CHALLENGE
Word for word, print each line of the listing below; pictures stay out.
......
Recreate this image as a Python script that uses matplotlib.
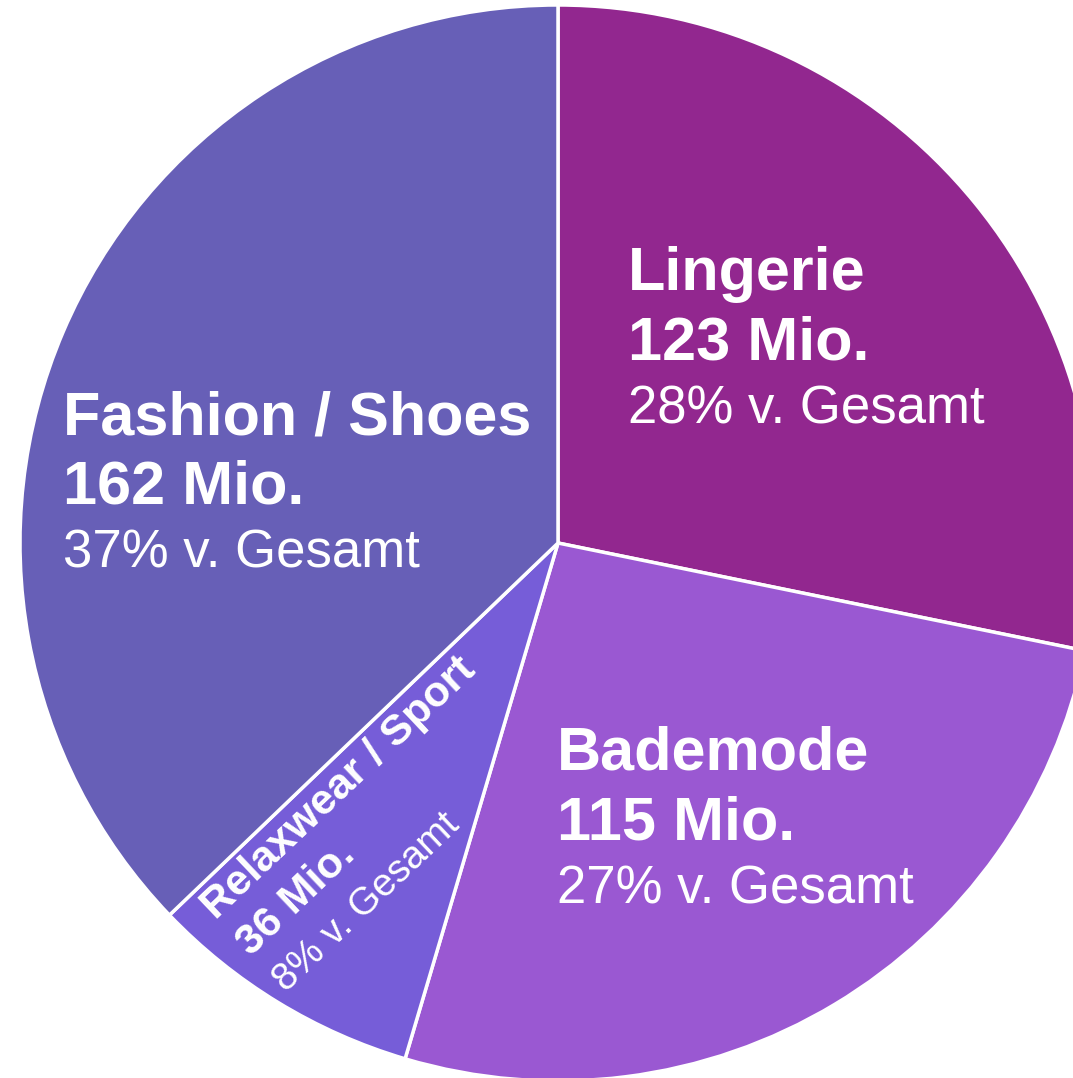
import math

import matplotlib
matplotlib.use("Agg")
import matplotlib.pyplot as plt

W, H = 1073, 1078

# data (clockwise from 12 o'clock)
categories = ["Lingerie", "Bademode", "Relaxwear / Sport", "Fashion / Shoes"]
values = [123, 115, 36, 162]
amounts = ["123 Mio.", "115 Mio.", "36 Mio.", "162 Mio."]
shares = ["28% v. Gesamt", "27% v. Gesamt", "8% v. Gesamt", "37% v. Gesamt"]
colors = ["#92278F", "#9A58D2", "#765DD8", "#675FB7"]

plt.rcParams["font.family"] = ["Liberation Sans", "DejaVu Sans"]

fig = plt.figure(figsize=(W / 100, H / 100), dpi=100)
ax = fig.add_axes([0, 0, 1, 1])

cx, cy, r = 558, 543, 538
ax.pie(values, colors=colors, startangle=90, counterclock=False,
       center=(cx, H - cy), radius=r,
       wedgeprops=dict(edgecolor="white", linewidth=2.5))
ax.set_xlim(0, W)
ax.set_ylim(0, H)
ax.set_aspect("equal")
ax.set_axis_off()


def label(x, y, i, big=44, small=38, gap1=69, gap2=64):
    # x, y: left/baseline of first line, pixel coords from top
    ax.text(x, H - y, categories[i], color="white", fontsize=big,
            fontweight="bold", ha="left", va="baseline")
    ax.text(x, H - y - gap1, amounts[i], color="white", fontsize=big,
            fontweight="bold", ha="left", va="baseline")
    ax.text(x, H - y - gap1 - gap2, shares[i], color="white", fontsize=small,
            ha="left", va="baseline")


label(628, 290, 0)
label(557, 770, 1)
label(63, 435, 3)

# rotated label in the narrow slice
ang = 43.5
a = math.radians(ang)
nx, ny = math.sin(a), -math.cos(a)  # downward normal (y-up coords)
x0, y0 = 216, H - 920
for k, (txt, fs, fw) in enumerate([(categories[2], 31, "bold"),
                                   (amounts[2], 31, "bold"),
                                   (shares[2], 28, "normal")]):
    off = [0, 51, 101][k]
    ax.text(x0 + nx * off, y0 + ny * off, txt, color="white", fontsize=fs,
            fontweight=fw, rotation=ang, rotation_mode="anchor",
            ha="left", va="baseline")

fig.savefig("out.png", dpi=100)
......
RESULT FOR THIS EXERCISE
Recreate this image as a Python script that uses matplotlib.
import math

import matplotlib
matplotlib.use("Agg")
import matplotlib.pyplot as plt

W, H = 1073, 1078

# data (clockwise from 12 o'clock)
categories = ["Lingerie", "Bademode", "Relaxwear / Sport", "Fashion / Shoes"]
values = [123, 115, 36, 162]
amounts = ["123 Mio.", "115 Mio.", "36 Mio.", "162 Mio."]
shares = ["28% v. Gesamt", "27% v. Gesamt", "8% v. Gesamt", "37% v. Gesamt"]
colors = ["#92278F", "#9A58D2", "#765DD8", "#675FB7"]

plt.rcParams["font.family"] = ["Liberation Sans", "DejaVu Sans"]

fig = plt.figure(figsize=(W / 100, H / 100), dpi=100)
ax = fig.add_axes([0, 0, 1, 1])

cx, cy, r = 558, 543, 538
ax.pie(values, colors=colors, startangle=90, counterclock=False,
       center=(cx, H - cy), radius=r,
       wedgeprops=dict(edgecolor="white", linewidth=2.5))
ax.set_xlim(0, W)
ax.set_ylim(0, H)
ax.set_aspect("equal")
ax.set_axis_off()


def label(x, y, i, big=44, small=38, gap1=69, gap2=64):
    # x, y: left/baseline of first line, pixel coords from top
    ax.text(x, H - y, categories[i], color="white", fontsize=big,
            fontweight="bold", ha="left", va="baseline")
    ax.text(x, H - y - gap1, amounts[i], color="white", fontsize=big,
            fontweight="bold", ha="left", va="baseline")
    ax.text(x, H - y - gap1 - gap2, shares[i], color="white", fontsize=small,
            ha="left", va="baseline")


label(628, 290, 0)
label(557, 770, 1)
label(63, 435, 3)

# rotated label in the narrow slice
ang = 43.5
a = math.radians(ang)
nx, ny = math.sin(a), -math.cos(a)  # downward normal (y-up coords)
x0, y0 = 216, H - 920
for k, (txt, fs, fw) in enumerate([(categories[2], 31, "bold"),
                                   (amounts[2], 31, "bold"),
                                   (shares[2], 28, "normal")]):
    off = [0, 51, 101][k]
    ax.text(x0 + nx * off, y0 + ny * off, txt, color="white", fontsize=fs,
            fontweight=fw, rotation=ang, rotation_mode="anchor",
            ha="left", va="baseline")

fig.savefig("out.png", dpi=100)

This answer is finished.